I would also suggest that there are possibilities to do something creative to achieve this transformation, in the south Wales Valleys in particular. I mentioned the health challenges earlier. People who are not from the Valleys may well have an inaccurate perception of grim, post-industrial landscapes. But, in reality, the renaissance of the natural environment throughout the area provides countless opportunities, as recognised, for example, by a recent NRW paper exploring opportunities for managing the Rhondda’s natural resources.
Dare Valley Country Park, one of the jewels in the crown of Cynon Valley, is home to the Ladybird nature-based parent and toddler group that has imbibed from the Scandinavian model and also learned from positive outcomes of similar groups in Scotland.
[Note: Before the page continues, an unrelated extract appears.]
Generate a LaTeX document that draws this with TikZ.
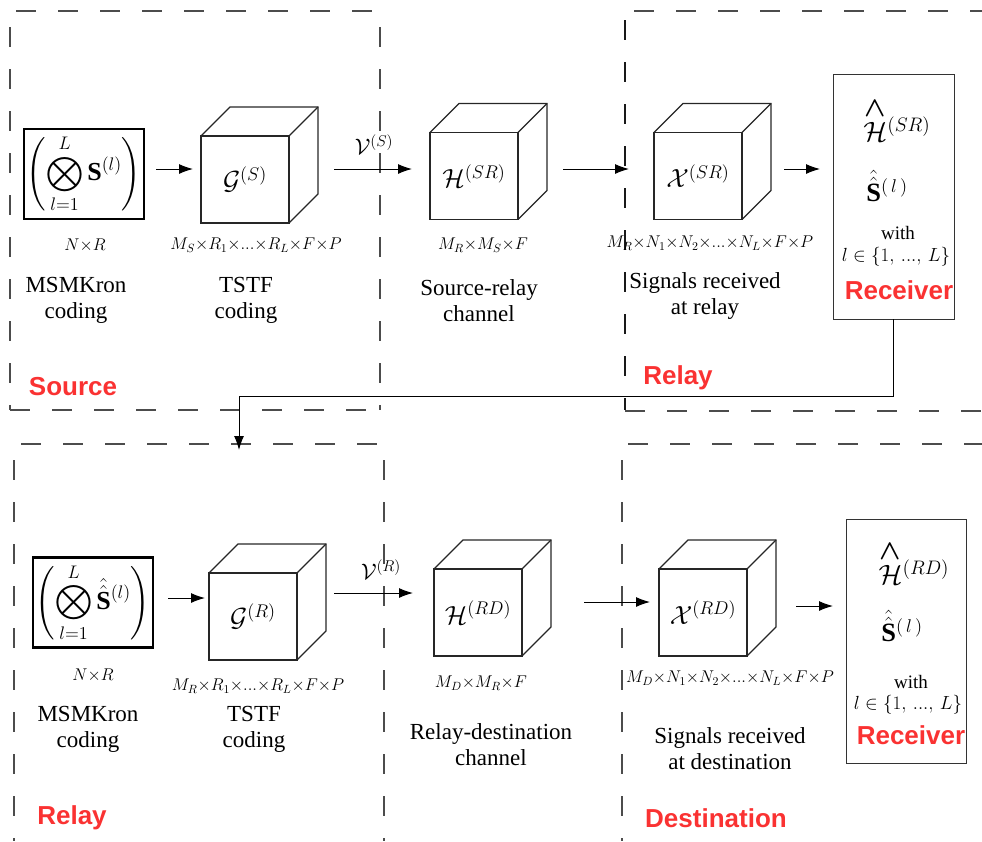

This initiative has further led to local employment and economic opportunities within my constituency. The venture has been so successful that the team behind it are now on course to open Wales’s first nature-based kindergarten for children aged two to five at the Dare Valley Country Park next spring. Ninety per cent of classes will be in the outdoors, and the organisers believe that children who attend will be healthier, have improved well-being, develop better skills and possess a keener understanding of the natural world. The work being done at Dare Valley Country Park has gained international attention. So much so that the venue has now been chosen to provide the setting for the 2017 international Skogsmulle symposia, bringing together outdoor educators from around the globe.
I’m immensely proud that an education provider within my own constituency is leading the way with regard to the provision of outdoor education in Wales. There is no doubt about the wide array of benefits that outdoor education brings. It improves concentration, assists with cognitive learning, enhances social skills, allows children to connect with the beautiful natural surroundings we have on offer and, most importantly, it helps unlock our children’s potential. Thank you.